>> START DATA SEGMENT

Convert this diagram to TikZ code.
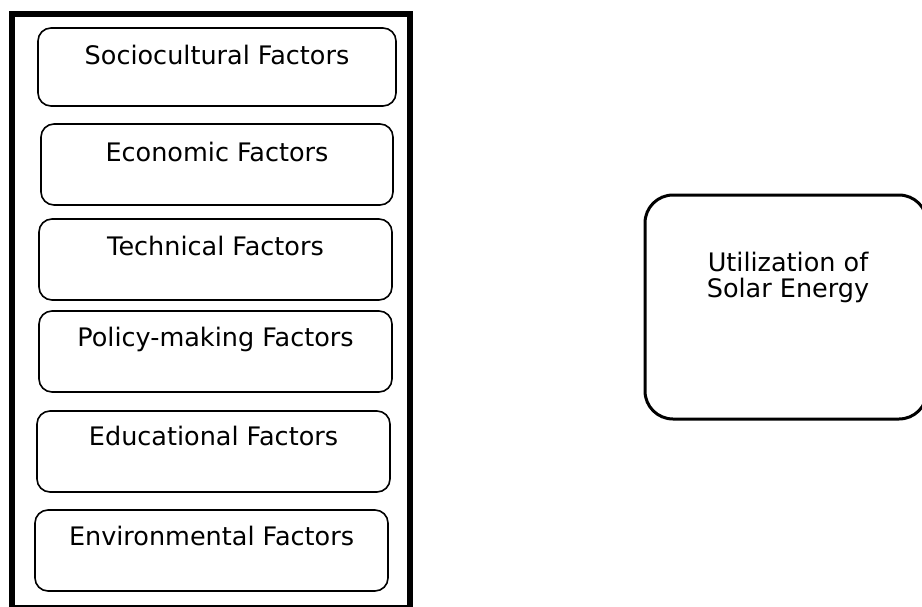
\documentclass[tikz,border=0pt]{standalone}
\usepackage{fontspec}
\setmainfont{DejaVu Sans}
\begin{document}
\begin{tikzpicture}[x=0.5pt,y=-0.5pt,
  fbox/.style={draw=black, line width=0.8pt, rounded corners=6.5pt, inner sep=0pt, minimum height=40.5pt, minimum width=176.5pt},
  lbl/.style={font=\fontsize{12.75pt}{13pt}\selectfont, inner sep=0pt, text=black},
  outerbox/.style={draw=black, line width=3pt},
  mainbox/.style={draw=black, line width=1.5pt, rounded corners=14pt, inner sep=0pt, minimum width=141pt, minimum height=112pt}]
\useasboundingbox (0,0) rectangle (922,606);
\draw[outerbox] (11.5,14) rectangle (410,608);
% factor boxes
\node[fbox, minimum width=179pt, minimum height=39pt] (b1) at (217,67) {};
\node[fbox, minimum width=176pt] (b2) at (217,164.5) {};
\node[fbox] (b3) at (215.5,259.5) {};
\node[fbox] (b4) at (215.5,351.5) {};
\node[fbox] (b5) at (213.5,451.5) {};
\node[fbox] (b6) at (211.5,550.5) {};
\node[lbl, anchor=base] (t1) at ([yshift=-18.5pt]b1.north) {Sociocultural Factors};
\node[lbl, anchor=base] (t2) at ([yshift=-19pt]b2.north) {Economic Factors};
\node[lbl, anchor=base] (t3) at ([yshift=-18.5pt]b3.north) {Technical Factors};
\node[lbl, anchor=base] (t4) at ([yshift=-18pt]b4.north) {Policy-making Factors};
\node[lbl, anchor=base] (t5) at ([yshift=-17.5pt]b5.north) {Educational Factors};
\node[lbl, anchor=base] (t6) at ([yshift=-18pt]b6.north) {Environmental Factors};
% outcome box
\node[mainbox] (u) at (786,307) {};
\node[lbl, anchor=north, align=center] (ut) at ([xshift=1pt,yshift=-29.2pt]u.north) {Utilization of\\Solar Energy};
\end{tikzpicture}
\end{document}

>> END DATA SEGMENT

Repeat verbatim all the material, but not the pictures.

» ANSWER IN FULL:
Convert this diagram to TikZ code.
\documentclass[tikz,border=0pt]{standalone}
\usepackage{fontspec}
\setmainfont{DejaVu Sans}
\begin{document}
\begin{tikzpicture}[x=0.5pt,y=-0.5pt,
  fbox/.style={draw=black, line width=0.8pt, rounded corners=6.5pt, inner sep=0pt, minimum height=40.5pt, minimum width=176.5pt},
  lbl/.style={font=\fontsize{12.75pt}{13pt}\selectfont, inner sep=0pt, text=black},
  outerbox/.style={draw=black, line width=3pt},
  mainbox/.style={draw=black, line width=1.5pt, rounded corners=14pt, inner sep=0pt, minimum width=141pt, minimum height=112pt}]
\useasboundingbox (0,0) rectangle (922,606);
\draw[outerbox] (11.5,14) rectangle (410,608);
% factor boxes
\node[fbox, minimum width=179pt, minimum height=39pt] (b1) at (217,67) {};
\node[fbox, minimum width=176pt] (b2) at (217,164.5) {};
\node[fbox] (b3) at (215.5,259.5) {};
\node[fbox] (b4) at (215.5,351.5) {};
\node[fbox] (b5) at (213.5,451.5) {};
\node[fbox] (b6) at (211.5,550.5) {};
\node[lbl, anchor=base] (t1) at ([yshift=-18.5pt]b1.north) {Sociocultural Factors};
\node[lbl, anchor=base] (t2) at ([yshift=-19pt]b2.north) {Economic Factors};
\node[lbl, anchor=base] (t3) at ([yshift=-18.5pt]b3.north) {Technical Factors};
\node[lbl, anchor=base] (t4) at ([yshift=-18pt]b4.north) {Policy-making Factors};
\node[lbl, anchor=base] (t5) at ([yshift=-17.5pt]b5.north) {Educational Factors};
\node[lbl, anchor=base] (t6) at ([yshift=-18pt]b6.north) {Environmental Factors};
% outcome box
\node[mainbox] (u) at (786,307) {};
\node[lbl, anchor=north, align=center] (ut) at ([xshift=1pt,yshift=-29.2pt]u.north) {Utilization of\\Solar Energy};
\end{tikzpicture}
\end{document}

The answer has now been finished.